Les syndicats de pharmaciens contestent les chiffres présentés à l’observatoire de suivi des honoraires. Ces chiffres ne portent que sur les six premiers mois. La réforme est-elle toujours positive pour les pharmaciens après huit mois d’application ?

Je ne crois pas qu’ils les contestent car le bilan à 6 mois de la réforme des honoraires de dispensation fait apparaître que les choses se sont passées exactement comme prévu. A la fin du premier semestre, le bilan affiche un solde légèrement positif, de 25 millions d’euros, pour les pharmaciens, par rapport aux prévisions.

Les choses avaient été très précisément paramétrées lors des négociations en 2014.

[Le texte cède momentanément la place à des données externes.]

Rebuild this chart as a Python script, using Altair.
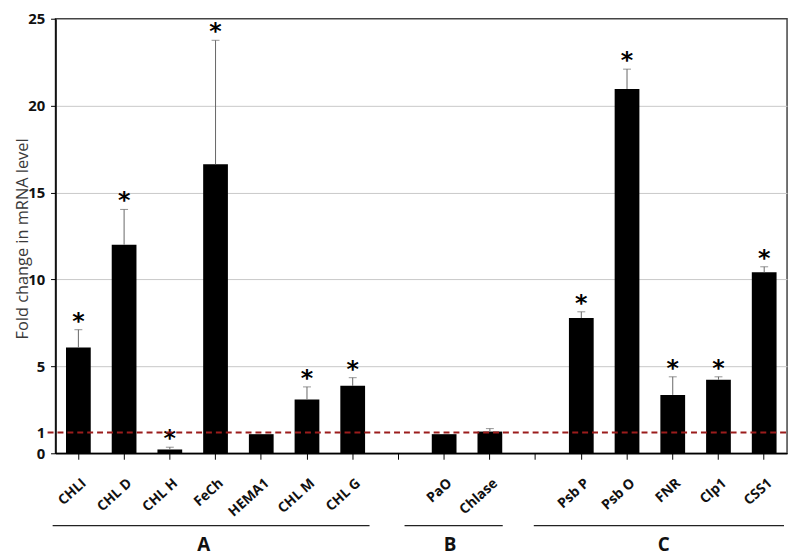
import altair as alt
import pandas as pd

# ---- data ----
genes = ["CHLI", "CHL D", "CHL H", "FeCh", "HEMA1", "CHL M", "CHL G",
         "gap1", "PaO", "Chlase", "gap2",
         "Psb P", "Psb O", "FNR", "Clp1", "CSS1"]
fold = [6.08, 12.0, 0.22, 16.63, 1.1, 3.1, 3.88,
        None, 1.1, 1.25, None,
        7.78, 20.96, 3.36, 4.23, 10.41]
err_top = [7.11, 14.03, 0.35, 23.76, 1.1, 3.82, 4.35,
           None, 1.1, 1.42, None,
           8.14, 22.1, 4.40, 4.40, 10.73]
signif = [True, True, True, True, False, True, True,
          False, False, False, False,
          True, True, True, True, True]
threshold = 1.2   # dashed reference line ("1") as drawn
y_ticks = [0, 1.2, 5, 10, 15, 20, 25]

groups = ["A", "B", "C"]
group_first = ["CHLI", "PaO", "Psb P"]
group_last = ["CHL G", "Chlase", "CSS1"]
group_label_at = ["FeCh", "PaO", "FNR"]

# ---- styles ----
FONT = "Open Sans"
TOP = 8
W, H = 739, 439
grp_style = [  # (x offset start, x offset end, label dx)
    (-26, 17, -12),
    (-40, 13, 6),
    (-48, 20, -9),
]

df = pd.DataFrame({"gene": genes, "fold": fold, "top": err_top, "sig": signif})
bars_df = df.dropna(subset=["fold"])
err_df = bars_df[bars_df["top"] > bars_df["fold"] + 0.01]
sig_df = bars_df[bars_df["sig"]]

xscale = alt.Scale(domain=genes, paddingInner=0.45, paddingOuter=0.225)
x_enc = alt.X("gene:N", scale=xscale, sort=genes,
              axis=alt.Axis(title=None, labelAngle=-42, labelFont=FONT,
                            labelFontWeight="bold", labelFontSize=14,
                            labelColor="#111", labelPadding=22, labelOffset=6,
                            labelExpr="indexof(datum.label, 'gap') == 0 ? '' : datum.label",
                            tickSize=6, tickColor="#000", domainColor="#000",
                            domainWidth=1.5, labelAlign="right",
                            labelBaseline="middle"))
yscale = alt.Scale(domain=[0, 25], nice=False)
y_enc = alt.Y("fold:Q", scale=yscale,
              axis=alt.Axis(values=y_ticks, title="Fold change in mRNA level",
                            labelExpr="datum.value == 1.2 ? '1' : datum.label",
                            labelFont=FONT, labelFontWeight="bold", labelFontSize=15,
                            labelColor="#111", labelPadding=6,
                            titleFont=FONT, titleFontWeight="normal", titleFontSize=16.5,
                            titleColor="#3a3a3a", titleX=-33, titleY=222,
                            titleAnchor="middle", titleBaseline="middle",
                            tickSize=5, tickColor="#000",
                            tickOpacity={"condition": {"test": "datum.value == 1.2", "value": 0}, "value": 1},
                            domainColor="#000", domainWidth=1.5,
                            grid=True, gridColor="#c8c8c8", gridWidth=1,
                            gridOpacity={"condition": {"test": "datum.value == 0 || datum.value == 1.2 || datum.value == 25", "value": 0}, "value": 1}))

base = alt.Chart(bars_df)

bars = base.mark_bar(color="#000", size=25).encode(x=x_enc, y=y_enc)

err_rule = alt.Chart(err_df).mark_rule(color="#666", strokeWidth=1).encode(
    x=alt.X("gene:N", scale=xscale, sort=genes), y="fold:Q", y2="top:Q")
err_cap = alt.Chart(err_df).mark_tick(color="#666", thickness=1, size=8, orient="horizontal").encode(
    x=alt.X("gene:N", scale=xscale, sort=genes), y=alt.Y("top:Q", scale=yscale))

stars = alt.Chart(sig_df).mark_text(text="*", font="DejaVu Sans", fontWeight="bold",
                                    fontSize=24, baseline="middle", dy=-8,
                                    color="#000").encode(
    x=alt.X("gene:N", scale=xscale, sort=genes), y=alt.Y("top:Q", scale=yscale))

ref = alt.Chart(pd.DataFrame({"t": [threshold]})).mark_rule(
    color="#9b1c1c", strokeDash=[6, 4], strokeWidth=2).encode(
    y=alt.Y("t:Q", scale=yscale), x=alt.value(-8), x2=alt.value(W))

layers = [bars, err_rule, err_cap, stars, ref]

for g, a, b, lab, (o1, o2, dx) in zip(groups, group_first, group_last, group_label_at, grp_style):
    gdf = pd.DataFrame({"g": [g], "a": [a], "b": [b], "lab": [lab]})
    r1 = alt.Chart(gdf).mark_rule(color="#222", strokeWidth=1.2, xOffset=o1, x2Offset=o2).encode(
        x=alt.X("a:N", scale=xscale, sort=genes), x2="b:N", y=alt.value(512))
    t1 = alt.Chart(gdf).mark_text(font=FONT, fontWeight="bold", fontSize=19, dx=dx,
                                  baseline="middle", color="#111").encode(
        x=alt.X("lab:N", scale=xscale, sort=genes), y=alt.value(532), text="g:N")
    layers += [r1, t1]

chart = alt.layer(*layers).properties(
    width=W, height=H,
    autosize=alt.AutoSizeParams(type="none"),
    padding={"left": 48, "top": TOP, "right": 5, "bottom": 110},
).configure_view(stroke="#444", strokeWidth=1.5)

chart.save("out.html", embed_options={"renderer": "svg", "actions": False})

A la fin de l’année, nous serons probablement au-dessus des 40 M €, par l’effet pour l’essentiel des ordonnances complexes. Cette réforme a été conçue pour déconnecter davantage la rémunération des pharmaciens des prix des médicaments délivrés. Pour autant, il est clair qu’elle n’a pas été pensée dans le but de compenser les effets des baisses de prix sur l’économie officinale, ce d’autant qu’il est très difficile d’en connaître l’ampleur et les impacts par anticipation.

Etes-vous favorable à la revalorisation à 1 euro des honoraires pour les ordonnances complexes et à leur élargissement aux patients en ALD comme le réclame la FSPF dans son « plan d’urgence » ?

Si nous devions faire un jour le constat, dans le cadre du suivi de cette réforme, que des écarts apparaissaient avec les objectifs, nous serions alors amenés à réfléchir à des pistes d’amélioration. Celles évoquées par la FSPF en feraient évidemment partie. Ce moment n’est pas venu. Aujourd’hui, l’avenant conventionnel sur la rémunération se déploie et connaîtra, au 1er janvier 2016, une deuxième étape avec le passage à 1 euro par boîte de médicament. Il nous appartiendra de faire le bilan de cette deuxième étape pour laquelle il nous faudra au moins un semestre de recul.

Les pharmaciens ont-ils raison de croire que les complémentaires santé leur apporteront de nouvelles ressources que l’Assurance maladie ne peut plus leur garantir ?

L’Assurance maladie couvre aujourd’hui plus de 76 % des dépenses remboursables et cette part ne cesse de croître depuis 4 ans, à la faveur notamment de la progression des pathologies chroniques et des affections de longue durée. Les complémentaires sont à 13,5 % mais sont un partenaire important dont je souhaite qu’il prenne davantage part à la vie conventionnelle.

La progression du taux de substitution générique leur a permis de faire également des économies substantielles au cours des dernières années. Je leur ai donc proposé de se joindre à la négociation de ce nouvel avenant. Cela me semblait à la fois logique et intéressant. Les complémentaires ne l’ont pas souhaité. Je le regrette.

Bio express

1993

Diplômé de l’Ecole nationale d’administration (ENA), promotion Gambetta.

2003-2008

Directeur de cabinet de Bertrand Delanoë à la Mairie de Paris.

2012-2014

Secrétaire général adjoint de la présidence de la République en charge des politiques publiques.

Novembre 2014

Directeur général de la Caisse nationale de l’assurance maladie des travailleurs salariés et de l’Union nationale des caisses d’assurance maladie.